**INSTRUCTION:**
Return the material exactly, first line through the line containing "80, 90, 100]", and nothing more. Pictures stay out.
═════ SOURCE EXCERPT
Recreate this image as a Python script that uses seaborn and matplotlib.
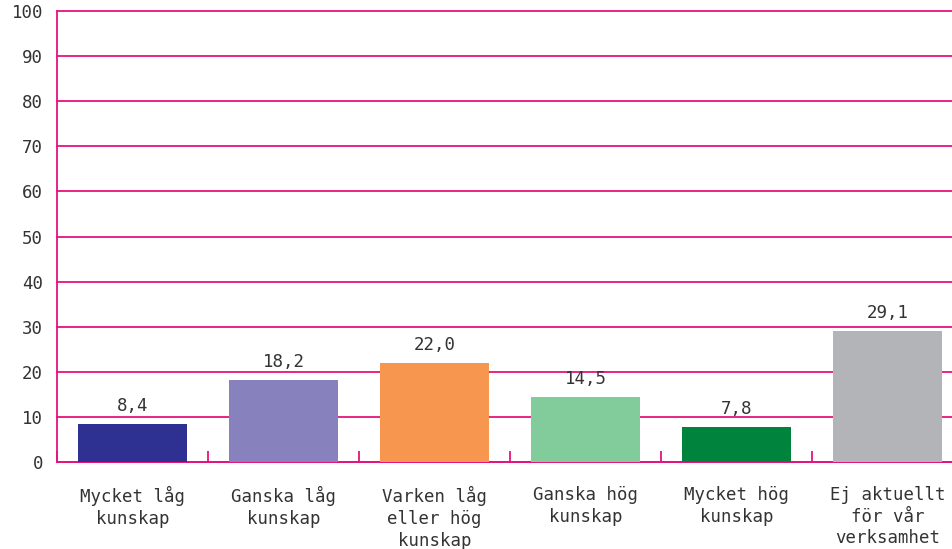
import matplotlib
matplotlib.use("Agg")
import matplotlib.pyplot as plt
import seaborn as sns
import pandas as pd
from matplotlib.ticker import FixedLocator

categories = ["Mycket låg\nkunskap", "Ganska låg\nkunskap", "Varken låg\neller hög\nkunskap",
              "Ganska hög\nkunskap", "Mycket hög\nkunskap", "Ej aktuellt\nför vår\nverksamhet"]
values = [8.4, 18.2, 22.0, 14.5, 7.8, 29.1]
colors = ["#2e3192", "#8781bd", "#f7964f", "#82cb9b", "#00843d", "#b3b4b7"]
y_ticks = [0, 10, 20, 30, 40, 50, 60, 70, 80, 90, 100]

sns.set_style("white")
plt.rcParams["font.family"] = ["DejaVu Sans Mono", "DejaVu Sans"]
pink = "#e5127d"
text_color = "#333333"

df = pd.DataFrame({"cat": categories, "val": values})
fig = plt.figure(figsize=(9.52, 5.49), dpi=100)
ax = fig.add_axes([57/952, 1 - 462/549, (963 - 57)/952, (462 - 11)/549])
sns.barplot(data=df, x="cat", y="val", hue="cat", palette=colors, legend=False,
            width=0.72, saturation=1, linewidth=0, ax=ax, zorder=3)

ax.set_ylim(0, 100)
ax.set_xlim(-0.5, len(categories) - 0.5)
ax.yaxis.set_major_locator(FixedLocator(y_ticks))
ax.grid(axis="y", color=pink, linewidth=1.3, zorder=0)
for gl in ax.get_ygridlines():
    gl.set_clip_on(False)
ax.set_axisbelow(True)
for s in ["top", "right"]:
    ax.spines[s].set_visible(False)
for s in ["left", "bottom"]:
    ax.spines[s].set_color(pink)
    ax.spines[s].set_linewidth(1.3)

ax.set_xlabel("")
ax.set_ylabel("")
ax.tick_params(axis="y", length=0, pad=10, labelsize=12.5, labelcolor=text_color)
ax.tick_params(axis="x", which="major", length=0, pad=17, labelsize=12.5, labelcolor=text_color)
ax.xaxis.set_minor_locator(FixedLocator([i + 0.5 for i in range(-1, len(categories))]))
ax.tick_params(axis="x", which="minor", bottom=True, direction="in", length=8, width=1.3, color=pink)
for lbl in ax.get_xticklabels():
    lbl.set_linespacing(1.28)

for c in ax.containers:
    ax.bar_label(c, labels=[f"{v:.1f}".replace(".", ",") for v in c.datavalues],
                 padding=6.5, fontsize=12.5, color=text_color)

fig.savefig("out.png", dpi=100)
══════════
**RESULT OF THIS TASK:**
Recreate this image as a Python script that uses seaborn and matplotlib.
import matplotlib
matplotlib.use("Agg")
import matplotlib.pyplot as plt
import seaborn as sns
import pandas as pd
from matplotlib.ticker import FixedLocator

categories = ["Mycket låg\nkunskap", "Ganska låg\nkunskap", "Varken låg\neller hög\nkunskap",
              "Ganska hög\nkunskap", "Mycket hög\nkunskap", "Ej aktuellt\nför vår\nverksamhet"]
values = [8.4, 18.2, 22.0, 14.5, 7.8, 29.1]
colors = ["#2e3192", "#8781bd", "#f7964f", "#82cb9b", "#00843d", "#b3b4b7"]
y_ticks = [0, 10, 20, 30, 40, 50, 60, 70, 80, 90, 100]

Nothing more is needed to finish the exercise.